A UI skill needs another loop: capture the current surface, name the aspiration, score the gap, change one visual lever, capture the new surface, compare, stop at plateau.
Proof Or It Didn’t Happen
Agents are good at sounding done. They’ll say the code is cleaner, the UI is better, the output matches the spec, and the optimization worked. Sometimes they’re right. Often the claim needs proof.
Great skills force proof artifacts. The artifact is not paperwork. It makes success inspectable.
Use a LOC ledger when the skill removes code. Use an isomorphism card when behavior must stay unchanged. Use golden diffs when outputs must not regress. Use screenshot pairs when visual quality matters. Use conformance matrices when a spec contains MUST and SHOULD clauses. Use JSON verdicts when the skill makes a narrow judgment. Use provenance records when fixtures, assets, or generated files could become mystery debris later.
The artifact should show 4 things: what changed, why it changed, what evidence supports the claim, and what remains uncertain. This is where oracle choice matters. Pick the right source of truth.
A golden oracle compares against known-good output. A reference oracle compares against a trusted implementation or spec. A metamorphic oracle checks relationships between outputs when the exact answer is unknowable. A human oracle handles taste, judgment, or product intent.
The 10-Minute Upgrade
- Sharpen The Trigger: Add exact user phrases, task contexts, and exclusions.

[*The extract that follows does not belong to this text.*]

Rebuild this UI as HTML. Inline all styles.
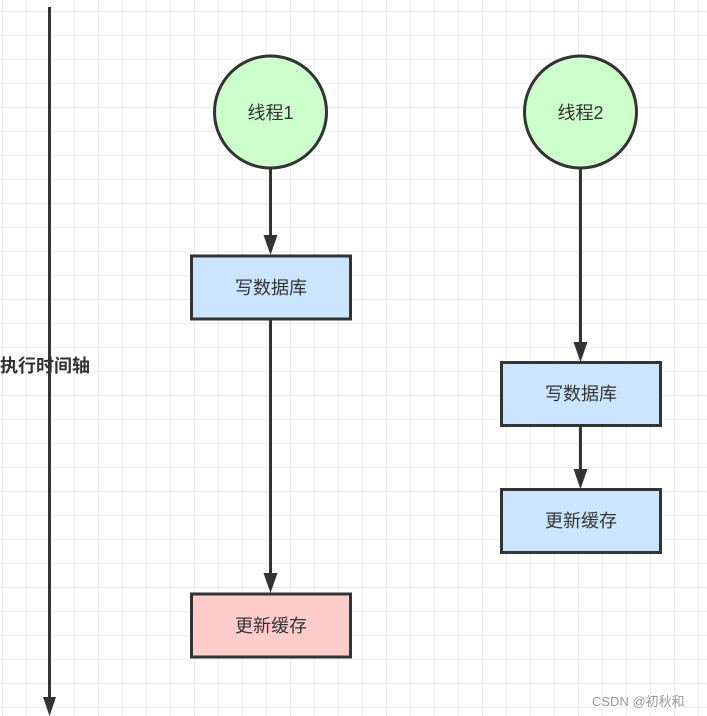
<!DOCTYPE html>
<html><head><meta charset="utf-8"><style>
html,body{margin:0;padding:0;background:#fff;}
svg{display:block;}
text{font-family:"Liberation Sans","Noto Sans CJK SC",sans-serif;}
</style></head><body>
<svg width="707" height="716" viewBox="0 0 707 716" xmlns="http://www.w3.org/2000/svg">
<defs>
<pattern id="g" x="2" y="11" width="24" height="24" patternUnits="userSpaceOnUse">
<path d="M0.5 0V24M0 0.5H24" stroke="#efefef" stroke-width="1.2" fill="none"/>
</pattern>
<pattern id="G" x="2" y="11" width="96" height="96" patternUnits="userSpaceOnUse">
<path d="M0.5 0V96M0 0.5H96" stroke="#e6e6e6" stroke-width="1.5" fill="none"/>
</pattern>
</defs>
<rect width="707" height="716" fill="url(#g)"/>
<rect width="707" height="716" fill="url(#G)" opacity="0.6"/>
<g stroke="#333" stroke-width="3" fill="none">
<line x1="49.5" y1="7" x2="49.5" y2="700"/>
<line x1="270.5" y1="168" x2="270.5" y2="240"/>
<line x1="270.5" y1="319" x2="270.5" y2="578"/>
<line x1="580.5" y1="168" x2="580.5" y2="347"/>
<line x1="580.5" y1="425" x2="580.5" y2="474"/>
</g>
<g fill="#333">
<polygon points="43,697 56,697 49.5,716"/>
<polygon points="263.5,235 277.5,235 270.5,255"/>
<polygon points="263.5,573 277.5,573 270.5,593"/>
<polygon points="573.5,342 587.5,342 580.5,362"/>
<polygon points="573.5,469 587.5,469 580.5,489"/>
</g>
<g stroke="#333" stroke-width="3">
<circle cx="270.5" cy="112" r="56" fill="#ccffcc"/>
<circle cx="580.5" cy="112" r="56" fill="#ccffcc"/>
<rect x="191.5" y="256" width="159" height="63" fill="#cce5ff"/>
<rect x="501.5" y="362.5" width="159" height="63" fill="#cce5ff"/>
<rect x="501.5" y="489.5" width="159" height="63" fill="#cce5ff"/>
<rect x="191.5" y="594" width="159" height="63" fill="#ffcccc"/>
</g>
<g fill="#333" font-size="18" text-anchor="middle">
<text x="270.5" y="119">线程1</text>
<text x="580.5" y="119">线程2</text>
<text x="271" y="294">写数据库</text>
<text x="581" y="400">写数据库</text>
<text x="581" y="527">更新缓存</text>
<text x="271" y="632">更新缓存</text>
</g>
<text x="0" y="372" font-size="18" font-weight="bold" fill="#333">执行时间轴</text>
<text x="592" y="706" font-size="13" fill="#999">CSDN @初秋和</text>
</svg>
</body></html>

- Distill The Kernel: Compress the method into one rule that blocks the main failure.
- Gate The Loop: Make steps mandatory only where skipping them creates risk.
- Name The Proof: Require the ledger, matrix, screenshot, diff, verdict, or report.
- Add A Stop Rule: Define how the work ends.
An “Excellent” stop means the output clears the defined bar; a “Plateau” stop means repeated passes stop improving the score; a “Cap” stop means the task hits a pass, time, cost, or scope limit; a “Halt” stop means the work is blocked, unsafe, or underspecified; and a “Handover” stop means the next decision needs human judgment.